Meet the artisans below! Find out which artisan made your craft on the tag included with each product.

We must continue to work for wholeness. We must continue to pray for peace.

Agaseke k’Amahoro Cooperative

Peace Basket Cooperative

On the wall of Pascasie Mukamuligo’s home in Rusatira, Huye District, hang photos of two men. These, Pascasie explains, are her brothers. They, along with more than thirteen other family members, died in Rwanda’s 1994 genocide. They were hunted and killed, most likely by their neighbors. But Pascasie is determined to be a different kind of neighbour. Tall and dignified, she chooses to stand for peace.  To pray for peace.  To work for peace.

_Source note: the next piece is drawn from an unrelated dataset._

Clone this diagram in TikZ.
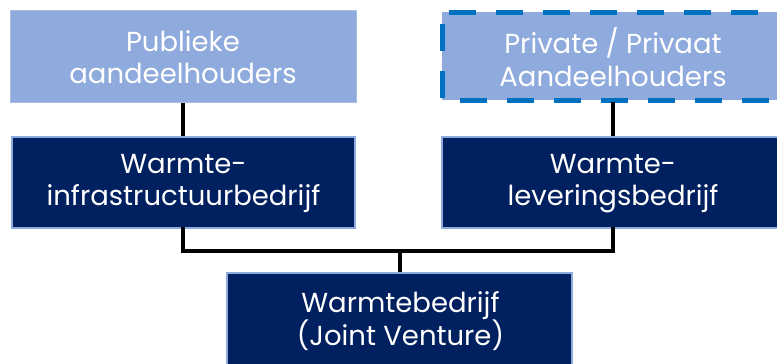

Pascasie is the president of the Peace Basket weaving cooperative. Under her leadership, community members from opposite sides of the genocidal conflict have joined to support one another in their art and their lives. The group meets together once per week to weave baskets and discuss issues like family, health, and reconciliation. And Pascasie has not stopped at that. Several years ago, she accepted an invitation by the government to go into the local prison to teach offenders – some of them thieves, vandals, and murderers of 1994 – to weave for peace and to support their families. Some of those men  joined the Peace Basket Cooperative after their release.

In 2016, the Reconciliation Year, Pascasie was selected by the Rwandan government as a hero in unity and promoter of reconciliation.

And what is Pascasie’s vision for her group and community? We must continue to work for wholeness. We must continue to pray for peace.